## Exercise objective
Read the records and gather each line that includes "script".

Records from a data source
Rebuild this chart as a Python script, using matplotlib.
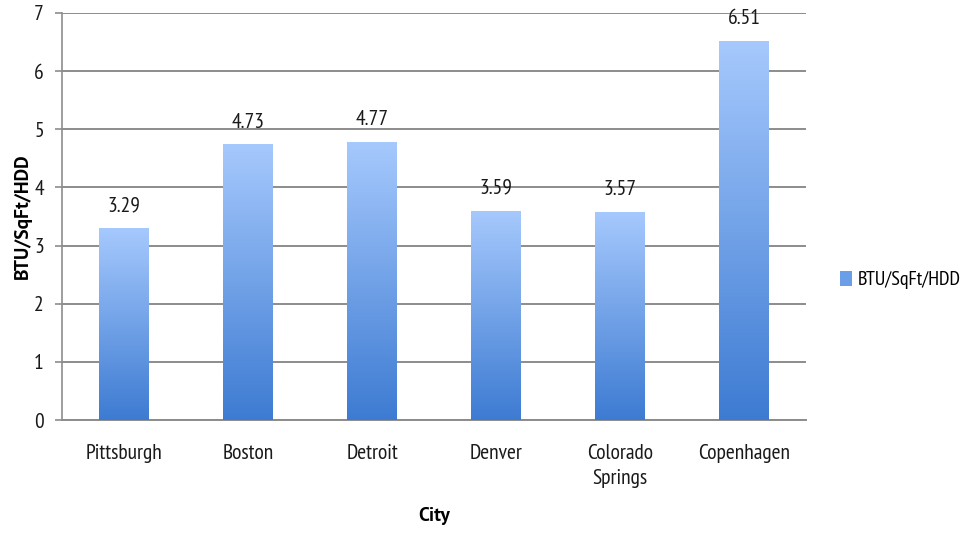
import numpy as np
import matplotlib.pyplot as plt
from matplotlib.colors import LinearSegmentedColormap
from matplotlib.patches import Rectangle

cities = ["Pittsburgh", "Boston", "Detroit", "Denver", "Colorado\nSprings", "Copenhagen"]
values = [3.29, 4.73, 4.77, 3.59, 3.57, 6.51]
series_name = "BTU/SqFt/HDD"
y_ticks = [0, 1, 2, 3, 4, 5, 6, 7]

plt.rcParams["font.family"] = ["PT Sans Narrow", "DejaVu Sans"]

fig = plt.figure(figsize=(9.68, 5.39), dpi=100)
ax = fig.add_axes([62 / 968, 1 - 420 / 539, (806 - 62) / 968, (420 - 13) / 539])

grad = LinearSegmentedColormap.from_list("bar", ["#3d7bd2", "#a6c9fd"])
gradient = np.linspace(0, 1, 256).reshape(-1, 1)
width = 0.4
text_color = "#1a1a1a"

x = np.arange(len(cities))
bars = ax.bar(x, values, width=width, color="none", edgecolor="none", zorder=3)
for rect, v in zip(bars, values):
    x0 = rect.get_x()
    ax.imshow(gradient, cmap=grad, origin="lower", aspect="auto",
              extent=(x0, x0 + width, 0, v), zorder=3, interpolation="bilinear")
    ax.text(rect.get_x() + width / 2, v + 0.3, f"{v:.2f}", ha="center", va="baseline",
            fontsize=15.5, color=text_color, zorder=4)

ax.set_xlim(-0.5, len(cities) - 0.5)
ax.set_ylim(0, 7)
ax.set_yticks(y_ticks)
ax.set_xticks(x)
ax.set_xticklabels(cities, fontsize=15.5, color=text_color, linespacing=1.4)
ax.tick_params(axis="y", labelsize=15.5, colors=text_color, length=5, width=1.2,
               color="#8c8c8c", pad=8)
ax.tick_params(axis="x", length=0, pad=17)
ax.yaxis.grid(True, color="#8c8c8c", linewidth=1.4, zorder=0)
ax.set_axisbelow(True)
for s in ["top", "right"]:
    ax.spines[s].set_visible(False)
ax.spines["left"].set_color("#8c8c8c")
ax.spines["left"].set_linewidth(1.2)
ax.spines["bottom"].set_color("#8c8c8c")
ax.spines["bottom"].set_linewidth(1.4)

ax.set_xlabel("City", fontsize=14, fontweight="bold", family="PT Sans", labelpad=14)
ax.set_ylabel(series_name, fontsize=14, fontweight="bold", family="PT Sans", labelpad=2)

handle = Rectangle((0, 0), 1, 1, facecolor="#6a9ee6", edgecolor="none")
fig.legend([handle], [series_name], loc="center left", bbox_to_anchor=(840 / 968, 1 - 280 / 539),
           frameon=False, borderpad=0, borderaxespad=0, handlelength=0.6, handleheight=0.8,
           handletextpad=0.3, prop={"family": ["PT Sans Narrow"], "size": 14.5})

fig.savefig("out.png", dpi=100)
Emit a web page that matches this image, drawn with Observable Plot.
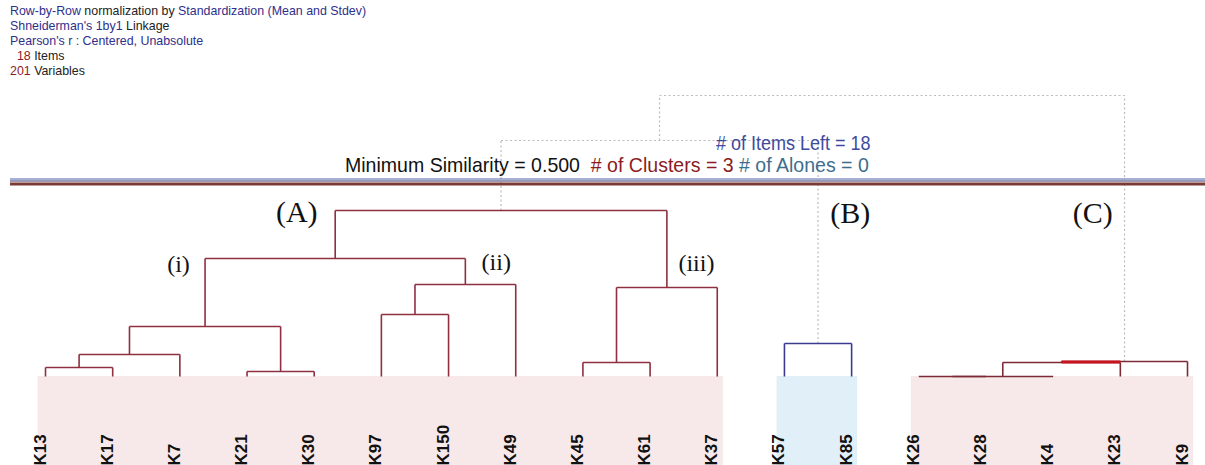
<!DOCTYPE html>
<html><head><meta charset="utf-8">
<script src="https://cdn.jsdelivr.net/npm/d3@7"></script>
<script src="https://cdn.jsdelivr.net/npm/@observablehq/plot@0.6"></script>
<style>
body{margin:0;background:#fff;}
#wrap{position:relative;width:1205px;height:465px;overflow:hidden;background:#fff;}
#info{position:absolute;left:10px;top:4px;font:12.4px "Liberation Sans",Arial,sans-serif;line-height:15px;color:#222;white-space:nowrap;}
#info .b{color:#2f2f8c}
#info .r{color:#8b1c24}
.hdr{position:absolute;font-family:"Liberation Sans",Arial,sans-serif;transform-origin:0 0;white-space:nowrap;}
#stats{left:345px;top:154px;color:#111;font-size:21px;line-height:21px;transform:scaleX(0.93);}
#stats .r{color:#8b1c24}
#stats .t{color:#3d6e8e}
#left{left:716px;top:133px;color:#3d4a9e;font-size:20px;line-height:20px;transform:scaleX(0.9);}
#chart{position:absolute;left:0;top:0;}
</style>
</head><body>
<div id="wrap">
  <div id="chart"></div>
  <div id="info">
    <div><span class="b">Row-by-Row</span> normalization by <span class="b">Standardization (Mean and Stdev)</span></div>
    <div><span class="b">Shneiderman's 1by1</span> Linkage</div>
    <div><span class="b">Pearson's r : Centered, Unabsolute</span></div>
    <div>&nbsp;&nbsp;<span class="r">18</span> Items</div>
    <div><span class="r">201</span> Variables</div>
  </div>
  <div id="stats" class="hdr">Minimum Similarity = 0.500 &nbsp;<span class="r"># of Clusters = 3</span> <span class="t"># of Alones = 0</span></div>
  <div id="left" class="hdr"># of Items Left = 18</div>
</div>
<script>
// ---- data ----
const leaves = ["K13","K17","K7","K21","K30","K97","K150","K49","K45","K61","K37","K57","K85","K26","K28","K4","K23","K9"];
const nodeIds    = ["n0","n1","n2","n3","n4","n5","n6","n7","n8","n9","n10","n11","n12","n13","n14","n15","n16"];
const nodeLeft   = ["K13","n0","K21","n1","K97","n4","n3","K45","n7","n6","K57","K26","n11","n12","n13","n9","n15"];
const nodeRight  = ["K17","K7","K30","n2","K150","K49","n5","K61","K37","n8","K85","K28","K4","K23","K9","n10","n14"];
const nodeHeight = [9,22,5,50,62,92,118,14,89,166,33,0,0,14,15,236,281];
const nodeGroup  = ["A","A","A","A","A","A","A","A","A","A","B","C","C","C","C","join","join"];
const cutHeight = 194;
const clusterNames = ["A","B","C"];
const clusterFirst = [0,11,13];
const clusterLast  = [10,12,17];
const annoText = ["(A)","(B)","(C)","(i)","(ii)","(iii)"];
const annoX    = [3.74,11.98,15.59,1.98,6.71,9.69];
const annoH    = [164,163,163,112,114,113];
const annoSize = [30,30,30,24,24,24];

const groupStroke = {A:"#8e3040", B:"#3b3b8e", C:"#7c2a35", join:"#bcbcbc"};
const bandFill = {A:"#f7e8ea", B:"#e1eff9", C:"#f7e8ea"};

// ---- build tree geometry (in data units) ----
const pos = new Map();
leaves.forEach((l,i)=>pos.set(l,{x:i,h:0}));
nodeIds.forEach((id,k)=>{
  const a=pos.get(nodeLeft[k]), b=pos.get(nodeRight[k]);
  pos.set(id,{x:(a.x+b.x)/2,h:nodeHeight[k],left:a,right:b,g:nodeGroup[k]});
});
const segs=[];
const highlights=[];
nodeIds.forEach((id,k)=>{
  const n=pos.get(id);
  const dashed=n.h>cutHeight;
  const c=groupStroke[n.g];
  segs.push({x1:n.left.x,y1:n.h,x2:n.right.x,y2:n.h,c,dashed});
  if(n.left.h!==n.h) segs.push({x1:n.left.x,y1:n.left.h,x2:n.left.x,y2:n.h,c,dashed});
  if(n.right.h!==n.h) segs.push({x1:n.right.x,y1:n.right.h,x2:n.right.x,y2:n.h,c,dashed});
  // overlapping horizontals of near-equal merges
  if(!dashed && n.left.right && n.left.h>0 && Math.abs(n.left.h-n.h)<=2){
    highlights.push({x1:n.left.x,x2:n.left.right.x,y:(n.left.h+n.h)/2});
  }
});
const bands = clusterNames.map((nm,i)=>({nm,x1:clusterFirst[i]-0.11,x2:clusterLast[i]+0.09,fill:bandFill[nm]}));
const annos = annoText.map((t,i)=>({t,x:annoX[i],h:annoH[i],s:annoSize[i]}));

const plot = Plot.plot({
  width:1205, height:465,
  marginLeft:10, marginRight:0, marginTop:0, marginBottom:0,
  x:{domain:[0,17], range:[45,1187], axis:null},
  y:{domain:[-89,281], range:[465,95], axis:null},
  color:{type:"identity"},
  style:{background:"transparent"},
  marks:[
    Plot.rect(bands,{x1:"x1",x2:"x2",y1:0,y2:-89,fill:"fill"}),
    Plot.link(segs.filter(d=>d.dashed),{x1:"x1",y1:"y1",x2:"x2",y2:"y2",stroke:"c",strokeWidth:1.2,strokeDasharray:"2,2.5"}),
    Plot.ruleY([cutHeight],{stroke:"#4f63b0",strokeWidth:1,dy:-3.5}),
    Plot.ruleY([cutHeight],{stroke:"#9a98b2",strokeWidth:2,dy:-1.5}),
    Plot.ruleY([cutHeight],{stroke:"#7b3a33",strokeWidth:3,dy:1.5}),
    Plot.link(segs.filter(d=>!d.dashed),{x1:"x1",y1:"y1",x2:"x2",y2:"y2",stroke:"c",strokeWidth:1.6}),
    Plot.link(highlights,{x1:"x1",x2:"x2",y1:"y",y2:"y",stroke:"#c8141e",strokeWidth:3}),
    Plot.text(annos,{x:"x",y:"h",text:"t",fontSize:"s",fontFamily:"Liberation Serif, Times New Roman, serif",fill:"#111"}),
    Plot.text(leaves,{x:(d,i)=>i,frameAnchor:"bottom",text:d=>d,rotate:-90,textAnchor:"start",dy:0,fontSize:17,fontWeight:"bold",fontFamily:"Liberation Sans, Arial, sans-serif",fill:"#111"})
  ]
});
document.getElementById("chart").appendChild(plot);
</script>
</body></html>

## Answer to the task
Rebuild this chart as a Python script, using matplotlib.
<script src="https://cdn.jsdelivr.net/npm/d3@7"></script>
<script src="https://cdn.jsdelivr.net/npm/@observablehq/plot@0.6"></script>
<script>
</script>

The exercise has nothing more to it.